- **Short problem**
Copy down all of the data underneath, exactly as shown.

Source code of charts:
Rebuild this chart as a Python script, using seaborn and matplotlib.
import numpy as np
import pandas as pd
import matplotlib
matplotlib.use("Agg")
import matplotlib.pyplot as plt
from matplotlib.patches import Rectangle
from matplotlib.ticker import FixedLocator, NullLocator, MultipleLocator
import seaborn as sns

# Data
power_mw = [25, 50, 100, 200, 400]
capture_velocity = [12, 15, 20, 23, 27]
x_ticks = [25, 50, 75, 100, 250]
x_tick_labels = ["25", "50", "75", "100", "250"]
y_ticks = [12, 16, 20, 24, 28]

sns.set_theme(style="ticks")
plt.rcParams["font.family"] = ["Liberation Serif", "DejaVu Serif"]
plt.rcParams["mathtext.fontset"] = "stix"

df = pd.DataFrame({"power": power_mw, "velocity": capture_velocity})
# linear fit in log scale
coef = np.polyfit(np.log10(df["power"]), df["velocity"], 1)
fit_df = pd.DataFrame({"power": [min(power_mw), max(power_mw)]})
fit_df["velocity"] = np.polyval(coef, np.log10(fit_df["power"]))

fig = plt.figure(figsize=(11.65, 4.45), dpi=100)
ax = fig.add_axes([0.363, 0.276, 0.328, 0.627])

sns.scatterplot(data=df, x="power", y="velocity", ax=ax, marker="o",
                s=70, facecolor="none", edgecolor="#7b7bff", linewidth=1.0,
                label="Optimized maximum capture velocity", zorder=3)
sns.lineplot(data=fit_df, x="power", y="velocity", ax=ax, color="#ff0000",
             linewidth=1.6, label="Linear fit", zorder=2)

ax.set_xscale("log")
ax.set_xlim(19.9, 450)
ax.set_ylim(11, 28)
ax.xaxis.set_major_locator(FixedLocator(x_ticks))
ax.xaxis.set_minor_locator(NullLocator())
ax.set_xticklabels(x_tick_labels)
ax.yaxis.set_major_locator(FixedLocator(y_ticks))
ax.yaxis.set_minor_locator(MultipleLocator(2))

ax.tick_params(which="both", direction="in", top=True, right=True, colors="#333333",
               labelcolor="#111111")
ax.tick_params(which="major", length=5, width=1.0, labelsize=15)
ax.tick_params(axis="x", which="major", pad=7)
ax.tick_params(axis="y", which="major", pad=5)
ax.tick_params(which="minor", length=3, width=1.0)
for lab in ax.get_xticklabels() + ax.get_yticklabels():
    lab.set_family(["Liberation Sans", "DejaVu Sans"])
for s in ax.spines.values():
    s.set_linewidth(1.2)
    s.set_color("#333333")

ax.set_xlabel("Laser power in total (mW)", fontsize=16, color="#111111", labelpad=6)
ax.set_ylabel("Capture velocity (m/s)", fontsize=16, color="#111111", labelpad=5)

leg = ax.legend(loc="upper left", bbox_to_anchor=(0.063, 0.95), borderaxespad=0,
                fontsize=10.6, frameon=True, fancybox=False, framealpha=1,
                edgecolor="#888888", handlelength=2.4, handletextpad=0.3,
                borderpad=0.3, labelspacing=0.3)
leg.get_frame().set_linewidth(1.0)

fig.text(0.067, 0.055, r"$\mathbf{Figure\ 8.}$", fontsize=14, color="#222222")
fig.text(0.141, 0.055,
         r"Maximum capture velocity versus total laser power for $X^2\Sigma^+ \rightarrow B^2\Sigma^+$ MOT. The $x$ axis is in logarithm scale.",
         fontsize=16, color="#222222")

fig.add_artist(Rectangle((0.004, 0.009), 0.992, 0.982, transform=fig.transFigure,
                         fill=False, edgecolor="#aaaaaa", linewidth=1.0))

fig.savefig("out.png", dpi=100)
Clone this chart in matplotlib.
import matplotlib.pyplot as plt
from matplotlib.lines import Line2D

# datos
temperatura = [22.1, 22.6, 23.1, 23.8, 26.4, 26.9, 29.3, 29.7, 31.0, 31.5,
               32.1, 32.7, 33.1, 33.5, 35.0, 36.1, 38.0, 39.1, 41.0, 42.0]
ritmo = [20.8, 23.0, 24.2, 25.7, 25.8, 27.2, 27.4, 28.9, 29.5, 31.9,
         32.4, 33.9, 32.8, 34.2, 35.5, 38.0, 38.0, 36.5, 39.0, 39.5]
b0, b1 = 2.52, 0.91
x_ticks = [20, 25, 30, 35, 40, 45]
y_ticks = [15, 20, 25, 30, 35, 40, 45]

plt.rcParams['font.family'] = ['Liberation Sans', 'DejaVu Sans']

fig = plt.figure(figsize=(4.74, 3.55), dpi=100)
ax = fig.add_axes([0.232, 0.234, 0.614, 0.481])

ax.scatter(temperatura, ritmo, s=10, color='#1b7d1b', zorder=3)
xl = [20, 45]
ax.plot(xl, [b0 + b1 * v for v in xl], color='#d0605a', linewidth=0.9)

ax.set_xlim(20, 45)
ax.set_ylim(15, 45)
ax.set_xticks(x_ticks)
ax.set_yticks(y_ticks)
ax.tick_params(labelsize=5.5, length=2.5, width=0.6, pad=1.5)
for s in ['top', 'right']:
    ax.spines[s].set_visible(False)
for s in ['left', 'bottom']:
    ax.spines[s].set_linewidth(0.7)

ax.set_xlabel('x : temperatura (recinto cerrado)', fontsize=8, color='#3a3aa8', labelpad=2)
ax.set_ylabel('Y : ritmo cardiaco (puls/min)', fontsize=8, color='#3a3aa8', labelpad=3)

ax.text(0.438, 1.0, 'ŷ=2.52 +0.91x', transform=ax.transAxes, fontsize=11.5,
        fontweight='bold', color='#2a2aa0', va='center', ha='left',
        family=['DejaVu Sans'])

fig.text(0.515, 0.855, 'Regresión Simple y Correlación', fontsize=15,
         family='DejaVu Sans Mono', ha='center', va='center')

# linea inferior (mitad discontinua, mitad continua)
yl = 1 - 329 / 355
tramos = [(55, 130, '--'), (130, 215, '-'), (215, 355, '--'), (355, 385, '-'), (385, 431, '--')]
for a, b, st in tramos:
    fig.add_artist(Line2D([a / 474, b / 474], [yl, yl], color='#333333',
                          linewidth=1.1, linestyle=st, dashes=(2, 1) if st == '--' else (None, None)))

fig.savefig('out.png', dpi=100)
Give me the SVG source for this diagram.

- **Final answer**
Rebuild this chart as a Python script, using seaborn and matplotlib.
import numpy as np
import pandas as pd
import matplotlib
matplotlib.use("Agg")
import matplotlib.pyplot as plt
from matplotlib.patches import Rectangle
from matplotlib.ticker import FixedLocator, NullLocator, MultipleLocator
import seaborn as sns

# Data
power_mw = [25, 50, 100, 200, 400]
capture_velocity = [12, 15, 20, 23, 27]
x_ticks = [25, 50, 75, 100, 250]
x_tick_labels = ["25", "50", "75", "100", "250"]
y_ticks = [12, 16, 20, 24, 28]

sns.set_theme(style="ticks")
plt.rcParams["font.family"] = ["Liberation Serif", "DejaVu Serif"]
plt.rcParams["mathtext.fontset"] = "stix"

df = pd.DataFrame({"power": power_mw, "velocity": capture_velocity})
# linear fit in log scale
coef = np.polyfit(np.log10(df["power"]), df["velocity"], 1)
fit_df = pd.DataFrame({"power": [min(power_mw), max(power_mw)]})
fit_df["velocity"] = np.polyval(coef, np.log10(fit_df["power"]))

fig = plt.figure(figsize=(11.65, 4.45), dpi=100)
ax = fig.add_axes([0.363, 0.276, 0.328, 0.627])

sns.scatterplot(data=df, x="power", y="velocity", ax=ax, marker="o",
                s=70, facecolor="none", edgecolor="#7b7bff", linewidth=1.0,
                label="Optimized maximum capture velocity", zorder=3)
sns.lineplot(data=fit_df, x="power", y="velocity", ax=ax, color="#ff0000",
             linewidth=1.6, label="Linear fit", zorder=2)

ax.set_xscale("log")
ax.set_xlim(19.9, 450)
ax.set_ylim(11, 28)
ax.xaxis.set_major_locator(FixedLocator(x_ticks))
ax.xaxis.set_minor_locator(NullLocator())
ax.set_xticklabels(x_tick_labels)
ax.yaxis.set_major_locator(FixedLocator(y_ticks))
ax.yaxis.set_minor_locator(MultipleLocator(2))

ax.tick_params(which="both", direction="in", top=True, right=True, colors="#333333",
               labelcolor="#111111")
ax.tick_params(which="major", length=5, width=1.0, labelsize=15)
ax.tick_params(axis="x", which="major", pad=7)
ax.tick_params(axis="y", which="major", pad=5)
ax.tick_params(which="minor", length=3, width=1.0)
for lab in ax.get_xticklabels() + ax.get_yticklabels():
    lab.set_family(["Liberation Sans", "DejaVu Sans"])
for s in ax.spines.values():
    s.set_linewidth(1.2)
    s.set_color("#333333")

ax.set_xlabel("Laser power in total (mW)", fontsize=16, color="#111111", labelpad=6)
ax.set_ylabel("Capture velocity (m/s)", fontsize=16, color="#111111", labelpad=5)

leg = ax.legend(loc="upper left", bbox_to_anchor=(0.063, 0.95), borderaxespad=0,
                fontsize=10.6, frameon=True, fancybox=False, framealpha=1,
                edgecolor="#888888", handlelength=2.4, handletextpad=0.3,
                borderpad=0.3, labelspacing=0.3)
leg.get_frame().set_linewidth(1.0)

fig.text(0.067, 0.055, r"$\mathbf{Figure\ 8.}$", fontsize=14, color="#222222")
fig.text(0.141, 0.055,
         r"Maximum capture velocity versus total laser power for $X^2\Sigma^+ \rightarrow B^2\Sigma^+$ MOT. The $x$ axis is in logarithm scale.",
         fontsize=16, color="#222222")

fig.add_artist(Rectangle((0.004, 0.009), 0.992, 0.982, transform=fig.transFigure,
                         fill=False, edgecolor="#aaaaaa", linewidth=1.0))

fig.savefig("out.png", dpi=100)
Clone this chart in matplotlib.
import matplotlib.pyplot as plt
from matplotlib.lines import Line2D

# datos
temperatura = [22.1, 22.6, 23.1, 23.8, 26.4, 26.9, 29.3, 29.7, 31.0, 31.5,
               32.1, 32.7, 33.1, 33.5, 35.0, 36.1, 38.0, 39.1, 41.0, 42.0]
ritmo = [20.8, 23.0, 24.2, 25.7, 25.8, 27.2, 27.4, 28.9, 29.5, 31.9,
         32.4, 33.9, 32.8, 34.2, 35.5, 38.0, 38.0, 36.5, 39.0, 39.5]
b0, b1 = 2.52, 0.91
x_ticks = [20, 25, 30, 35, 40, 45]
y_ticks = [15, 20, 25, 30, 35, 40, 45]

plt.rcParams['font.family'] = ['Liberation Sans', 'DejaVu Sans']

fig = plt.figure(figsize=(4.74, 3.55), dpi=100)
ax = fig.add_axes([0.232, 0.234, 0.614, 0.481])

ax.scatter(temperatura, ritmo, s=10, color='#1b7d1b', zorder=3)
xl = [20, 45]
ax.plot(xl, [b0 + b1 * v for v in xl], color='#d0605a', linewidth=0.9)

ax.set_xlim(20, 45)
ax.set_ylim(15, 45)
ax.set_xticks(x_ticks)
ax.set_yticks(y_ticks)
ax.tick_params(labelsize=5.5, length=2.5, width=0.6, pad=1.5)
for s in ['top', 'right']:
    ax.spines[s].set_visible(False)
for s in ['left', 'bottom']:
    ax.spines[s].set_linewidth(0.7)

ax.set_xlabel('x : temperatura (recinto cerrado)', fontsize=8, color='#3a3aa8', labelpad=2)
ax.set_ylabel('Y : ritmo cardiaco (puls/min)', fontsize=8, color='#3a3aa8', labelpad=3)

ax.text(0.438, 1.0, 'ŷ=2.52 +0.91x', transform=ax.transAxes, fontsize=11.5,
        fontweight='bold', color='#2a2aa0', va='center', ha='left',
        family=['DejaVu Sans'])

fig.text(0.515, 0.855, 'Regresión Simple y Correlación', fontsize=15,
         family='DejaVu Sans Mono', ha='center', va='center')

# linea inferior (mitad discontinua, mitad continua)
yl = 1 - 329 / 355
tramos = [(55, 130, '--'), (130, 215, '-'), (215, 355, '--'), (355, 385, '-'), (385, 431, '--')]
for a, b, st in tramos:
    fig.add_artist(Line2D([a / 474, b / 474], [yl, yl], color='#333333',
                          linewidth=1.1, linestyle=st, dashes=(2, 1) if st == '--' else (None, None)))

fig.savefig('out.png', dpi=100)
Give me the SVG source for this diagram.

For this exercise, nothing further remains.